▽
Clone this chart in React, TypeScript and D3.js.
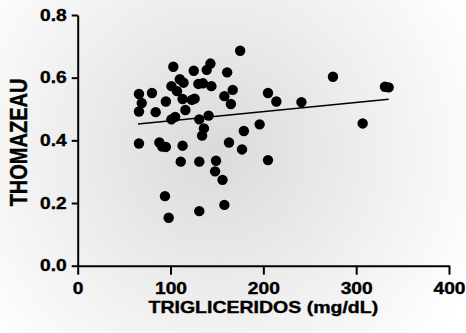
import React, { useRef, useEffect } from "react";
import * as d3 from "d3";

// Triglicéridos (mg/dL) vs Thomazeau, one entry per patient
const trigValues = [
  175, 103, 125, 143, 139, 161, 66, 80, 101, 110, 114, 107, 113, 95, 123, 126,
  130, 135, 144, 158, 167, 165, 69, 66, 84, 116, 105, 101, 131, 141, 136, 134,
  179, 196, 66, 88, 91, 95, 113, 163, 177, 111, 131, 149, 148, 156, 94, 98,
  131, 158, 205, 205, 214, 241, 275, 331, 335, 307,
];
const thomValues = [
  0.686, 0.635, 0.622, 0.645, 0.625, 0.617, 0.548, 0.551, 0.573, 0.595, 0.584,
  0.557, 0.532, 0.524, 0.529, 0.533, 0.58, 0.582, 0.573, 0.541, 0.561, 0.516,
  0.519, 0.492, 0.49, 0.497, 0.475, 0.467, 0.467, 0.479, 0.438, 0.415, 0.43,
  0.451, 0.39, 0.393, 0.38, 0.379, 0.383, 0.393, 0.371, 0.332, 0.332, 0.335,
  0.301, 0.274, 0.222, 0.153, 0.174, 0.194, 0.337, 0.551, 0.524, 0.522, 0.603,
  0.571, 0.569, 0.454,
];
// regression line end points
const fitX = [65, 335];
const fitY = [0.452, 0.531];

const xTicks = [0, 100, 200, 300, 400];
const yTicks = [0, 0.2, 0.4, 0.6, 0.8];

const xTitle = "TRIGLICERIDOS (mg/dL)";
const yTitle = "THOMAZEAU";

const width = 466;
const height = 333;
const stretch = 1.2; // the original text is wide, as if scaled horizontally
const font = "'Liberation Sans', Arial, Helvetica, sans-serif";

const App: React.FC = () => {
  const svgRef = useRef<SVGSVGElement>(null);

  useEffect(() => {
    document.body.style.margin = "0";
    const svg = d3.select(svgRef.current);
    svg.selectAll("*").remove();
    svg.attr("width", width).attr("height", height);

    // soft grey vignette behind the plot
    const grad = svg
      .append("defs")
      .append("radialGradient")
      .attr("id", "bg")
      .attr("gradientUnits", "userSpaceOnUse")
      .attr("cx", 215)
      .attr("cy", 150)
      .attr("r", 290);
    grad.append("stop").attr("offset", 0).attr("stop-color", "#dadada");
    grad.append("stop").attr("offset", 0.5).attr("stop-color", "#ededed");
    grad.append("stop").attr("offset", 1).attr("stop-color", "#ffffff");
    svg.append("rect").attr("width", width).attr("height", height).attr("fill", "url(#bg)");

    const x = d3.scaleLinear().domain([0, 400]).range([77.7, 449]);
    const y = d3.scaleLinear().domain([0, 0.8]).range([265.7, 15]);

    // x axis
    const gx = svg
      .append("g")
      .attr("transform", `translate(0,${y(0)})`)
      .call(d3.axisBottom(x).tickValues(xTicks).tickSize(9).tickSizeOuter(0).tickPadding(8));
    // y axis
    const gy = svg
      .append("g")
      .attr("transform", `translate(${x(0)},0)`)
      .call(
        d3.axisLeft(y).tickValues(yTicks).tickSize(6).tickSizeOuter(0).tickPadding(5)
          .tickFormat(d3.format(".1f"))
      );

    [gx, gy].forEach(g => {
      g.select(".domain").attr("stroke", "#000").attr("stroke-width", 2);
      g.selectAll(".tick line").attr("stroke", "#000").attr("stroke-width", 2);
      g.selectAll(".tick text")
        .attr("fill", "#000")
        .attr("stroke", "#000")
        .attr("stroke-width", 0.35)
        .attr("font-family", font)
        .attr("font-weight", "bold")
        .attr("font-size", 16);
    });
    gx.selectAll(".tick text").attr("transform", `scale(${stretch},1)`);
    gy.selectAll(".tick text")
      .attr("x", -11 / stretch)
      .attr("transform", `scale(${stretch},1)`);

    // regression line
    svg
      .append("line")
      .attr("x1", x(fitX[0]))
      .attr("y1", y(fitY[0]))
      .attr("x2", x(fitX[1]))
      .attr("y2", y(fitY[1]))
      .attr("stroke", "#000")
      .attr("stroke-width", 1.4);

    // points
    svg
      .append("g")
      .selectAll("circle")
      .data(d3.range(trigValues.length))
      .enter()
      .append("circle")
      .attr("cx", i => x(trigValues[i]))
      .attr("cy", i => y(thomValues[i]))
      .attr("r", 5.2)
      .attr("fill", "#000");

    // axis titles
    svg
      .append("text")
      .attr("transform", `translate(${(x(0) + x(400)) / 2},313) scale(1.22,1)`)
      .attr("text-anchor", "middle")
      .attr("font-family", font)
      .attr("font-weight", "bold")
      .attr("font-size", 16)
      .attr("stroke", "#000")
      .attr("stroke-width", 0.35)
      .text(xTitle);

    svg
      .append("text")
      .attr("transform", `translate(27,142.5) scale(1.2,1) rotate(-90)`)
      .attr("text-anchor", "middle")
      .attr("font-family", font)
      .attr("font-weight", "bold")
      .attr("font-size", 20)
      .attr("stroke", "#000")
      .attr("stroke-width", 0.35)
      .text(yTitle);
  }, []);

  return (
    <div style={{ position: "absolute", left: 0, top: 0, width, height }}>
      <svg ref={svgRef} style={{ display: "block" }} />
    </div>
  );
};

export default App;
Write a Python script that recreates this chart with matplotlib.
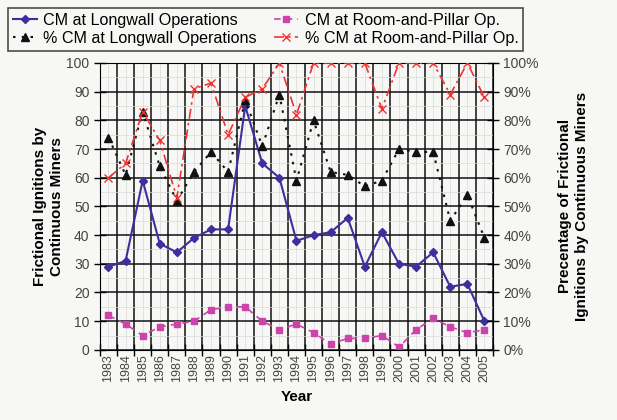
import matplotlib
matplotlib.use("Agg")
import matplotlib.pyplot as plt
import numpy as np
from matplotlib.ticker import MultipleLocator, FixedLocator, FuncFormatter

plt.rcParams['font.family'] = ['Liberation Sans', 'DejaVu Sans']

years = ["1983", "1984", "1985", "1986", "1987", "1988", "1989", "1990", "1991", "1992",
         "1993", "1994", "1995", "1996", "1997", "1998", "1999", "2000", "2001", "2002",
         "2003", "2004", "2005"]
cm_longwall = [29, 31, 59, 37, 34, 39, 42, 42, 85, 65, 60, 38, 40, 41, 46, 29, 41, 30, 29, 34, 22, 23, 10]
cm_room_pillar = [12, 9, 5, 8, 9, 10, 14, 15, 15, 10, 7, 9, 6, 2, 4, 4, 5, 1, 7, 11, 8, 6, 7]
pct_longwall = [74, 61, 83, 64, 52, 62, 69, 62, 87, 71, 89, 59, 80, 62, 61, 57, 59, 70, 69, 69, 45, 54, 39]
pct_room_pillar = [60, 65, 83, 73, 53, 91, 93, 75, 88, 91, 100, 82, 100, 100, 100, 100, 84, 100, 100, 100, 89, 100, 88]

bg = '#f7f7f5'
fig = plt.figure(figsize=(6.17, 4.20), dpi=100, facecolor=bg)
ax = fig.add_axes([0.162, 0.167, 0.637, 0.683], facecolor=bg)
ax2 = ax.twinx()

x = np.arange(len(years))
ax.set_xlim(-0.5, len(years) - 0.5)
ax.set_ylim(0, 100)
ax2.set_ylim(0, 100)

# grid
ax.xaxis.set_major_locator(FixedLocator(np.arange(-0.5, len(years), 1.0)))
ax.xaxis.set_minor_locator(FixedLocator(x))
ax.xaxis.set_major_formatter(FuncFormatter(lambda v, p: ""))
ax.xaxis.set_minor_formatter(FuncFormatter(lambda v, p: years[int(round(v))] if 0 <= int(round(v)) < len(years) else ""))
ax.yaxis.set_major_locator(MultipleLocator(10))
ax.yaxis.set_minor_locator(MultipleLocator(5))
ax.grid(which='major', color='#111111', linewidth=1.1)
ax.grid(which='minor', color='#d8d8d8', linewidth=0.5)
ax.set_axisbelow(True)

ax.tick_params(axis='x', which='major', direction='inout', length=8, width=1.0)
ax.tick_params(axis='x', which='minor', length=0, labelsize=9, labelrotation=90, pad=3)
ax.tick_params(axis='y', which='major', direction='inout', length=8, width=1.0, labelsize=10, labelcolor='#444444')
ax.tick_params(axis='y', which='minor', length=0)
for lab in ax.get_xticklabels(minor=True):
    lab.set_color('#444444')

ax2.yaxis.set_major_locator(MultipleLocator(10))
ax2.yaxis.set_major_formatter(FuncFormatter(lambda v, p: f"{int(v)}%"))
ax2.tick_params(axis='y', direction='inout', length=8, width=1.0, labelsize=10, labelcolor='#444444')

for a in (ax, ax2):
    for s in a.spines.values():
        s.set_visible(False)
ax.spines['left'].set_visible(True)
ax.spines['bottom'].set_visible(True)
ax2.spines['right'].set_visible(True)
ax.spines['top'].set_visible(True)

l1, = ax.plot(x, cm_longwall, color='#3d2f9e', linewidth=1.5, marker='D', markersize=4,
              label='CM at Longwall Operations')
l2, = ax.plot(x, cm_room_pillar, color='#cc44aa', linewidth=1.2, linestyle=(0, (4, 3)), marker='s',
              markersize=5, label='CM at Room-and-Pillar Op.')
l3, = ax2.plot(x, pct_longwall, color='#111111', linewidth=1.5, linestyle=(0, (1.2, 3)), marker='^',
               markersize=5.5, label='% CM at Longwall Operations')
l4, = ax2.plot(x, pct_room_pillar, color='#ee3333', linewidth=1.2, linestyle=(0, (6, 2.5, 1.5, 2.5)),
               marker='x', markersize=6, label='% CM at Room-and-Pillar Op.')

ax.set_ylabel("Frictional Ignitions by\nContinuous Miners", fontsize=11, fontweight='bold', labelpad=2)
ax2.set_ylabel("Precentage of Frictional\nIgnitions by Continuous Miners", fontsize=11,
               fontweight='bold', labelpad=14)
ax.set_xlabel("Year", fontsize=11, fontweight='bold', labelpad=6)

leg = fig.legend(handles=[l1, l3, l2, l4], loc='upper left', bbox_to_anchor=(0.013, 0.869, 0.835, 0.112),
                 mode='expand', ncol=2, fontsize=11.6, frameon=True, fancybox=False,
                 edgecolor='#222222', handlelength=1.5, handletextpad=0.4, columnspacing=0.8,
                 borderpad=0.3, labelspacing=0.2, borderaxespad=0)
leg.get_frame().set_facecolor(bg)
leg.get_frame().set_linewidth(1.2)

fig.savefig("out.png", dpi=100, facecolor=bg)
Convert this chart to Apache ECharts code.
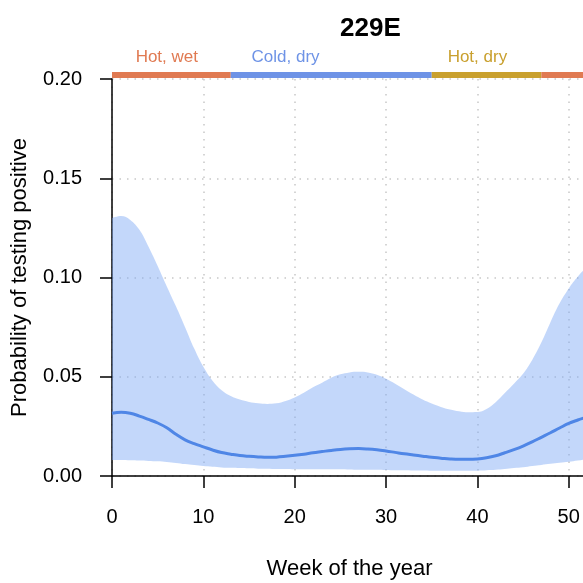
△
**Request:**
Tell how many lines of the data above hold the string "matplotlib". Give only the number.

**Written response:**
5